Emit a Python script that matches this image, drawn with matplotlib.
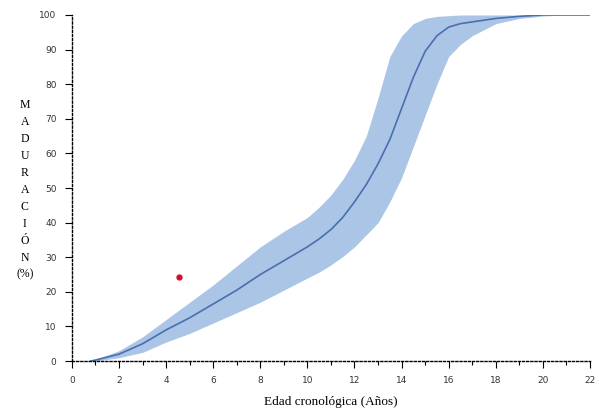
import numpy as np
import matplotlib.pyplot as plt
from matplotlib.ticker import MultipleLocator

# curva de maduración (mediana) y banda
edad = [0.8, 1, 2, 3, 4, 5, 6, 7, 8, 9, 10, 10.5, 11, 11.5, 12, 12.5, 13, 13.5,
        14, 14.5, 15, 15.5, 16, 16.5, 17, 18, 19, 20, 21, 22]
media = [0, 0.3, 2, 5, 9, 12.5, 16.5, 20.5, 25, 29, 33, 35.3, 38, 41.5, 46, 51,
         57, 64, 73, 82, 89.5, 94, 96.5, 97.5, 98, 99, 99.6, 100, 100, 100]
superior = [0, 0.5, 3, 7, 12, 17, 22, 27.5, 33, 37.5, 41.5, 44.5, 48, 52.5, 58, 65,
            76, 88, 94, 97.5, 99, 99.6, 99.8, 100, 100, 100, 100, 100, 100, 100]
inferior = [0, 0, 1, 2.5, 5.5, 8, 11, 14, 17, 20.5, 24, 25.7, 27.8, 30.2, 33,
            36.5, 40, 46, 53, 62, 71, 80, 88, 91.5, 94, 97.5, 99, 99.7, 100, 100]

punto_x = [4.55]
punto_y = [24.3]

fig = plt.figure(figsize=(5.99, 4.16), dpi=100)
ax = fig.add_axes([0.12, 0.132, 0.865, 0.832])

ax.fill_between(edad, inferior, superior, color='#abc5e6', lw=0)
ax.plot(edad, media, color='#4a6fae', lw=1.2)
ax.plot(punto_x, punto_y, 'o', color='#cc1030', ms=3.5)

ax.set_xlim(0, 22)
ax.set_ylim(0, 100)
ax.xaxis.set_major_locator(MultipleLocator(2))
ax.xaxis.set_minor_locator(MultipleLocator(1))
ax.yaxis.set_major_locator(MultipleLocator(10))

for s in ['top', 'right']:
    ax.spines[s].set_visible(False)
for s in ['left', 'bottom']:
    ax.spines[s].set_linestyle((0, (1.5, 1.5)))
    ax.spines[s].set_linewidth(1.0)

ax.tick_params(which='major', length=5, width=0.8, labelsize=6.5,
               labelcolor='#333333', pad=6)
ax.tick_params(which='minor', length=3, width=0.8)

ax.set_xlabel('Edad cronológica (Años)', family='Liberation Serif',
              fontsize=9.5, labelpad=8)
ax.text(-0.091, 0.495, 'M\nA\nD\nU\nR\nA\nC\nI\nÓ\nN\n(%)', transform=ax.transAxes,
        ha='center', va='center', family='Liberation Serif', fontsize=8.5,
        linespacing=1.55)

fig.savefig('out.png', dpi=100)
- - -
_THE TASK_: Set every line down exactly as written, leaving each picture out.

_PROBLEM SOLUTION_:
Emit a Python script that matches this image, drawn with matplotlib.
import numpy as np
import matplotlib.pyplot as plt
from matplotlib.ticker import MultipleLocator

# curva de maduración (mediana) y banda
edad = [0.8, 1, 2, 3, 4, 5, 6, 7, 8, 9, 10, 10.5, 11, 11.5, 12, 12.5, 13, 13.5,
        14, 14.5, 15, 15.5, 16, 16.5, 17, 18, 19, 20, 21, 22]
media = [0, 0.3, 2, 5, 9, 12.5, 16.5, 20.5, 25, 29, 33, 35.3, 38, 41.5, 46, 51,
         57, 64, 73, 82, 89.5, 94, 96.5, 97.5, 98, 99, 99.6, 100, 100, 100]
superior = [0, 0.5, 3, 7, 12, 17, 22, 27.5, 33, 37.5, 41.5, 44.5, 48, 52.5, 58, 65,
            76, 88, 94, 97.5, 99, 99.6, 99.8, 100, 100, 100, 100, 100, 100, 100]
inferior = [0, 0, 1, 2.5, 5.5, 8, 11, 14, 17, 20.5, 24, 25.7, 27.8, 30.2, 33,
            36.5, 40, 46, 53, 62, 71, 80, 88, 91.5, 94, 97.5, 99, 99.7, 100, 100]

punto_x = [4.55]
punto_y = [24.3]

fig = plt.figure(figsize=(5.99, 4.16), dpi=100)
ax = fig.add_axes([0.12, 0.132, 0.865, 0.832])

ax.fill_between(edad, inferior, superior, color='#abc5e6', lw=0)
ax.plot(edad, media, color='#4a6fae', lw=1.2)
ax.plot(punto_x, punto_y, 'o', color='#cc1030', ms=3.5)

ax.set_xlim(0, 22)
ax.set_ylim(0, 100)
ax.xaxis.set_major_locator(MultipleLocator(2))
ax.xaxis.set_minor_locator(MultipleLocator(1))
ax.yaxis.set_major_locator(MultipleLocator(10))

for s in ['top', 'right']:
    ax.spines[s].set_visible(False)
for s in ['left', 'bottom']:
    ax.spines[s].set_linestyle((0, (1.5, 1.5)))
    ax.spines[s].set_linewidth(1.0)

ax.tick_params(which='major', length=5, width=0.8, labelsize=6.5,
               labelcolor='#333333', pad=6)
ax.tick_params(which='minor', length=3, width=0.8)

ax.set_xlabel('Edad cronológica (Años)', family='Liberation Serif',
              fontsize=9.5, labelpad=8)
ax.text(-0.091, 0.495, 'M\nA\nD\nU\nR\nA\nC\nI\nÓ\nN\n(%)', transform=ax.transAxes,
        ha='center', va='center', family='Liberation Serif', fontsize=8.5,
        linespacing=1.55)

fig.savefig('out.png', dpi=100)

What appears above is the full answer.